My simple test code in Visual C++ 2017 RC reveals that coroutines seem to always execute on a thread pool thread, and little control is given to the application developer on which threading context the coroutines could be executed - e.g. Could an application forces all the coroutines (with the compiler generated state machine code) to be executed on the main thread only, without involving any thread pool thread?
In C#, SynchronizationContext is a way to specify the "context" where all the coroutine "halves" (compiler generated state machine code) will be posted and executed, as illustrated in this post: https://blogs.msdn.microsoft.com/pfxteam/2012/01/20/await-synchronizationcontext-and-console-apps/, while the current coroutine implementation in Visual C++ 2017 RC seems to always rely on the concurrency runtime, which by default executes the generated state machine code on a thread pool thread. Is there a similar concept of synchronization context that the user application can use to bind coroutine execution to a specific thread?
Also, what's the current default "scheduler" behavior of the coroutines as implemented in Visual C++ 2017 RC? i.e. 1) how a wait condition is exactly specified? and 2) when a wait condition is satisfied, who invokes the "bottom half" of the suspended coroutine?
My (naive) speculation regarding Task scheduling in C# is that C# "implements" the wait condition purely by task continuation - a wait condition is synthesized by a TaskCompletionSource owned task, and any code logic that needs to wait will be chained as a continuation to it, so if the wait condition is satisfied, e.g. if a full message is received from the low level network handler, it does TaskCompletionSource.SetValue, which transitions the underlying task to the completed state, effectively allowing the chained continuation logic to start execution (putting the task into the ready state/list from the previous created state) - In C++ coroutine, I'm speculating that std::future and std::promise would be used as similar mechanism (std::future being the task, while std::promise being the TaskCompletionSource, and the usage is surprisingly similar too!) - so does the C++ coroutine scheduler, if any, relies on some similar mechanism to carry out the behavior?
[EDIT]: after doing some further research, I was able to code a very simple yet very powerful abstraction called awaitable that supports single threaded and cooperative multitasking, and features a simple thread_local based scheduler, which can execute coroutines on the thread the root coroutine is started. The code can be found from this github repo: https://github.com/llint/Awaitable
Awaitable is composable in a way that it maintains correct invocation ordering at nested levels, and it features primitive yielding, timed wait, and setting ready from somewhere else, and very complex usage pattern can be derived from this (such as infinite looping coroutines that only get woken up when certain events happen), the programming model follows C# Task based async/await pattern closely.
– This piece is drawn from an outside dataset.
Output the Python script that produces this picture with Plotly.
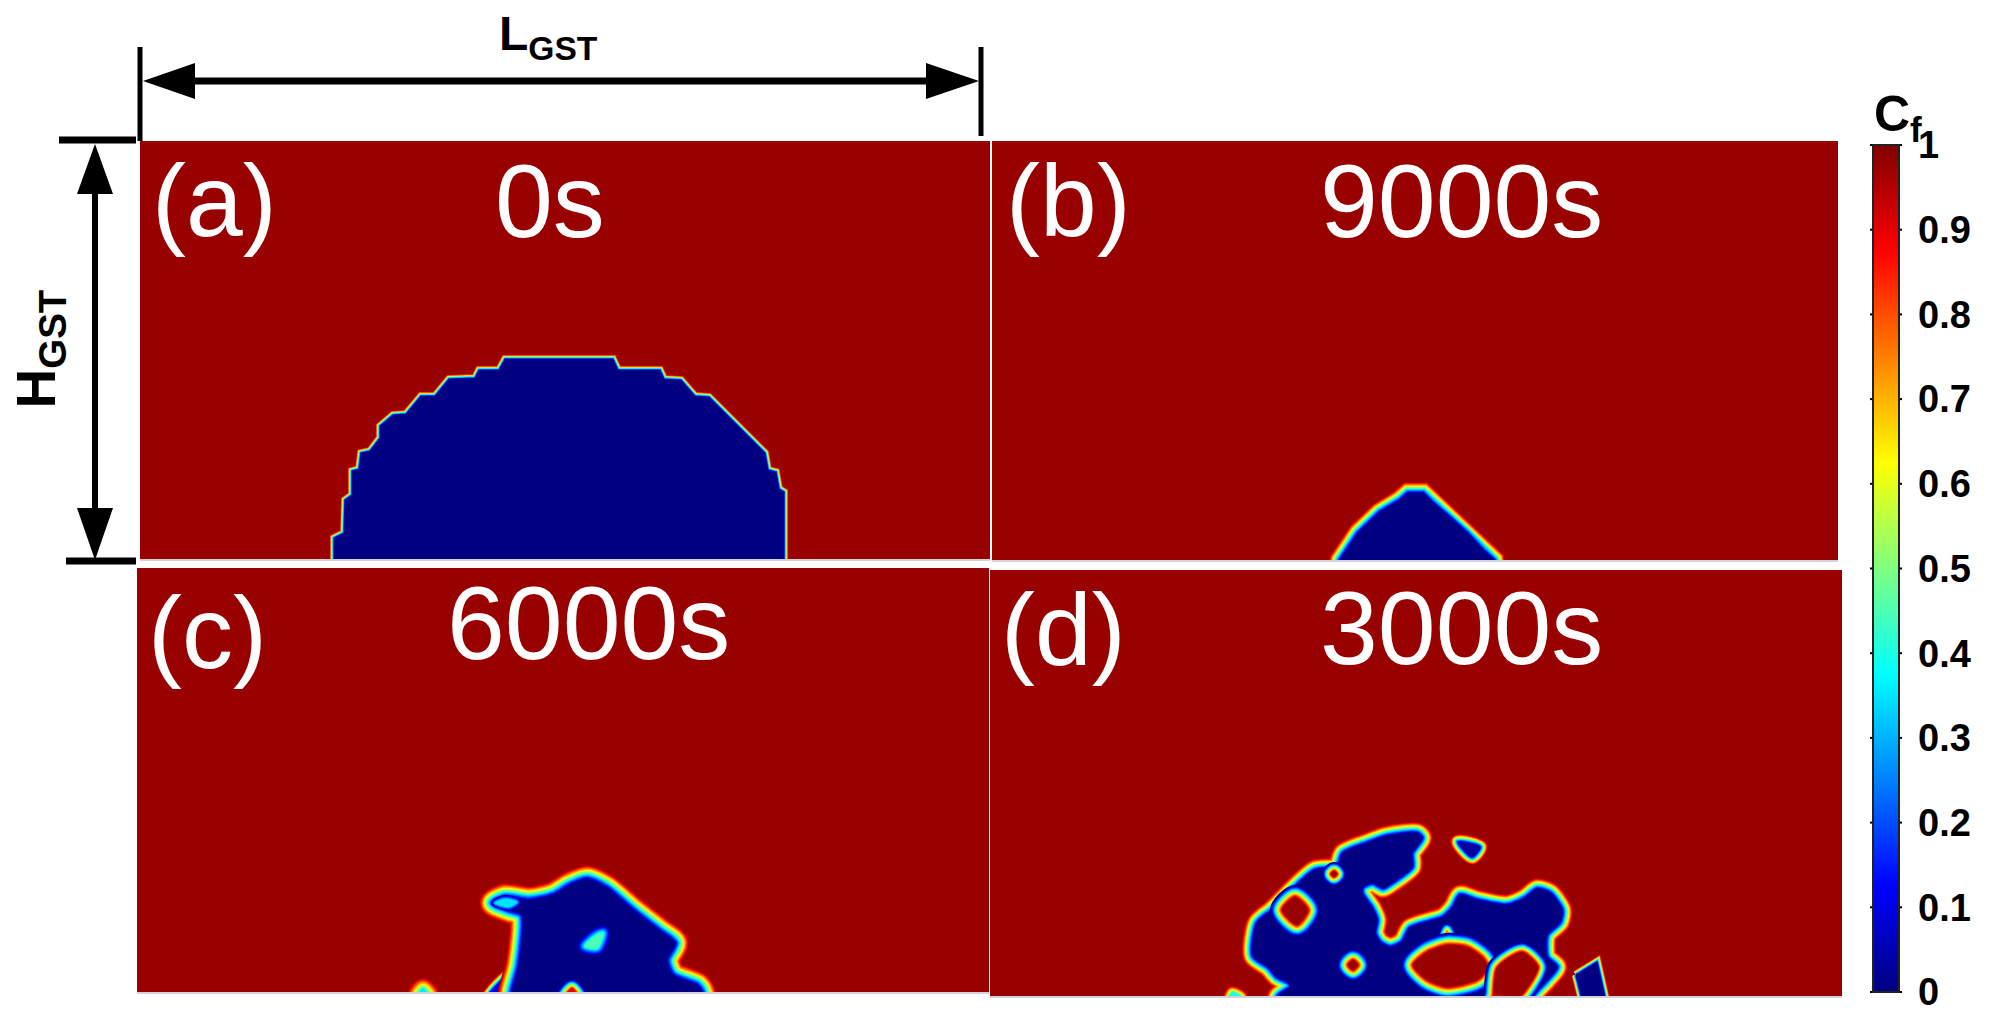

Please feel free to give your feedbacks.

The opposite!
C++ coroutine is all about control. the key point here is the void await_suspend(std::experimental::coroutine_handle<> handle)
function.
evey co_await expects awaitable type. in a nutshell, awaitable type is a type which provide these three functions:
bool await_ready() - should the program halt the execution of the coroutine?
void await_suspend(handle) - the program passes you a continuation context for that coroutine frame. if you activate the handle (for example, by calling operator () that the handle provides - the current thread resumes the coroutine immediately).
T await_resume() - tells the thread which resumes the coroutine what to do when resuming the coroutine and what to return from co_await.
so when you call co_await on awaitable type, the program asks the awaitable if the coroutine should be suspended (if await_ready returns false) and if so - you get a coroutine handle in which you can do whatever you like.
for example, you can pass the coroutine handle to a thread-pool. in this case a thread-pool thread will resume the coroutine.
you can pass the coroutine handle to a simple std::thread - your own create thread will resume the coroutine.
you can attach the coroutine handle into a derived class of OVERLAPPED and resume the coroutine when the asynchronous IO finishes.
as you can see - you can control where and when the coroutine is suspended and resumes - by managing the coroutine handle passed in await_suspend. there is no "default scheduler" - how you implement you awaitable type will decide how the coroutine is schedueled.
So, what happens in VC++? unfortunately, std::future still doesn't have then function, so you can't pass the coroutine handle to a std::future. if you await on std::future - the program will just open a new thread. look at the source code given by the future header:
template<class _Ty>
void await_suspend(future<_Ty>& _Fut,
experimental::coroutine_handle<> _ResumeCb)
{ // change to .then when future gets .then
thread _WaitingThread([&_Fut, _ResumeCb]{
_Fut.wait();
_ResumeCb();
});
_WaitingThread.detach();
}
So why did you see a win32 threadpool-thread if the coroutines are launched in a regular std::thread? that's because it wasn't the coroutine. std::async calls behind the scenes to concurrency::create_task. a concurrency::task is launched under the win32 threadpool by default. after all, the whole purpose of std::async is to launch the callable in another thread.

Related

Thread pool for std::async

In the documentation of std::async it's mentioned that (emphasis mine):
The function template async runs the function f asynchronously (potentially in a separate thread which might be a part of a thread pool) and returns a std::future that will eventually hold the result of that function call.
Is it possible to specify a thread pool for calls to async? If not can I somehow check whether a thread pool was used or not?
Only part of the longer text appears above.